**WHAT YOU SHOULD DO**
Only the lines from the start of the data to the line containing "base = alt.Chart(df)", both included, should be output, exactly and without pictures.

━━━━━━━━━━

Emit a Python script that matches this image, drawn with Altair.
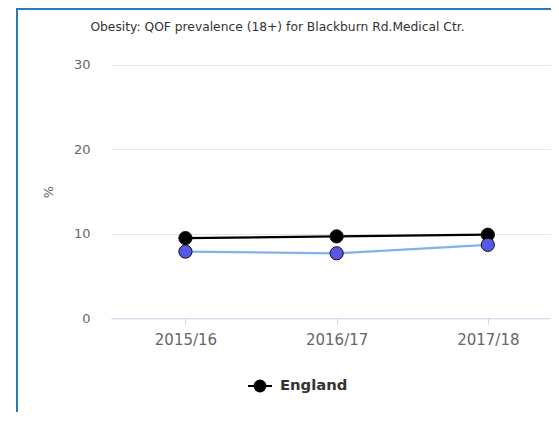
import altair as alt
import pandas as pd

years = ["2015/16", "2016/17", "2017/18"]
england = [9.5, 9.7, 9.9]
practice = [7.9, 7.7, 8.7]
series_names = ["England", "Blackburn Rd.Medical Ctr."]
title_text = "Obesity: QOF prevalence (18+) for Blackburn Rd.Medical Ctr."

rows = []
for y, v in zip(years, england):
    rows.append({"year": y, "value": v, "series": series_names[0]})
for y, v in zip(years, practice):
    rows.append({"year": y, "value": v, "series": series_names[1]})
df = pd.DataFrame(rows)

FONT = "DejaVu Sans"
W, H = 440, 253.3

x_enc = alt.X("year:N", sort=years,
              scale=alt.Scale(type="point", padding=0.455, align=0.541),
              axis=alt.Axis(title=None, labelAngle=0, labelFont=FONT, labelFontSize=15,
                            labelColor="#666666", domainColor="#ccd6eb", domainWidth=1,
                            tickColor="#ccd6eb", tickSize=6, labelPadding=8, grid=False))
y_enc = alt.Y("value:Q", scale=alt.Scale(domain=[0, 30], nice=False),
              axis=alt.Axis(title="%", values=[0, 10, 20, 30], domain=False, ticks=False,
                            labelFont=FONT, labelFontSize=13, labelColor="#666666",
                            labelPadding=21, gridColor="#e6e6e6", gridWidth=1,
                            titleFont=FONT, titleFontSize=13, titleFontWeight="normal",
                            titleColor="#666666", titleX=-63, titleY=126.5,
                            titleAlign="center", titleBaseline="middle", titleAngle=-90))

legend_path = "M-1,0L1,0M0.45,0A0.45,0.45,0,1,1,-0.45,0A0.45,0.45,0,1,1,0.45,0Z"

base = alt.Chart(df)

lines = base.mark_line(strokeWidth=2.3).encode(
    x=x_enc, y=y_enc,
    color=alt.Color("series:N",
                    scale=alt.Scale(domain=series_names, range=["#000000", "#7cb5ec"]),
                    legend=alt.Legend(values=["England"], title=None, orient="none",
                                      legendX=136, legendY=308, padding=0,
                                      symbolType=legend_path, symbolSize=576,
                                      symbolFillColor="#000000", symbolStrokeColor="#000000",
                                      symbolStrokeWidth=2, labelFont=FONT, labelFontSize=14.8,
                                      labelFontWeight="bold", labelColor="#333333",
                                      labelOffset=7)),
)

points = base.mark_point(filled=True, size=175, opacity=1, stroke="#111111",
                         strokeWidth=1).encode(
    x=x_enc, y=y_enc,
    fill=alt.Fill("series:N",
                  scale=alt.Scale(domain=series_names, range=["#000000", "#5858e6"]),
                  legend=None),
)

one = alt.Data(values=[{"t": title_text}])
title_mark = alt.Chart(one).mark_text(font=FONT, fontSize=12.3, color="#333333",
                                      align="center", baseline="middle").encode(
    text="t:N", x=alt.value(166.5), y=alt.value(-38.3))

left_border = alt.Chart(one).mark_rule(color="#2a79b8", strokeWidth=2).encode(
    x=alt.value(-94), y=alt.value(-56), y2=alt.value(360))
top_border = alt.Chart(one).mark_rule(color="#2a79b8", strokeWidth=2).encode(
    y=alt.value(-56), x=alt.value(-95), x2=alt.value(W))

chart = alt.layer(left_border, top_border, title_mark, lines, points).properties(
    width=W, height=H,
    background="white",
    autosize=alt.AutoSizeParams(type="none"),
    padding={"left": 103, "top": 57, "right": 0, "bottom": 94},
).configure_view(stroke="transparent", strokeWidth=0)

chart.save("out.html", embed_options={"renderer": "svg", "actions": False})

━━━━━━━━━━

**THE REPLY**
Emit a Python script that matches this image, drawn with Altair.
import altair as alt
import pandas as pd

years = ["2015/16", "2016/17", "2017/18"]
england = [9.5, 9.7, 9.9]
practice = [7.9, 7.7, 8.7]
series_names = ["England", "Blackburn Rd.Medical Ctr."]
title_text = "Obesity: QOF prevalence (18+) for Blackburn Rd.Medical Ctr."

rows = []
for y, v in zip(years, england):
    rows.append({"year": y, "value": v, "series": series_names[0]})
for y, v in zip(years, practice):
    rows.append({"year": y, "value": v, "series": series_names[1]})
df = pd.DataFrame(rows)

FONT = "DejaVu Sans"
W, H = 440, 253.3

x_enc = alt.X("year:N", sort=years,
              scale=alt.Scale(type="point", padding=0.455, align=0.541),
              axis=alt.Axis(title=None, labelAngle=0, labelFont=FONT, labelFontSize=15,
                            labelColor="#666666", domainColor="#ccd6eb", domainWidth=1,
                            tickColor="#ccd6eb", tickSize=6, labelPadding=8, grid=False))
y_enc = alt.Y("value:Q", scale=alt.Scale(domain=[0, 30], nice=False),
              axis=alt.Axis(title="%", values=[0, 10, 20, 30], domain=False, ticks=False,
                            labelFont=FONT, labelFontSize=13, labelColor="#666666",
                            labelPadding=21, gridColor="#e6e6e6", gridWidth=1,
                            titleFont=FONT, titleFontSize=13, titleFontWeight="normal",
                            titleColor="#666666", titleX=-63, titleY=126.5,
                            titleAlign="center", titleBaseline="middle", titleAngle=-90))

legend_path = "M-1,0L1,0M0.45,0A0.45,0.45,0,1,1,-0.45,0A0.45,0.45,0,1,1,0.45,0Z"

base = alt.Chart(df)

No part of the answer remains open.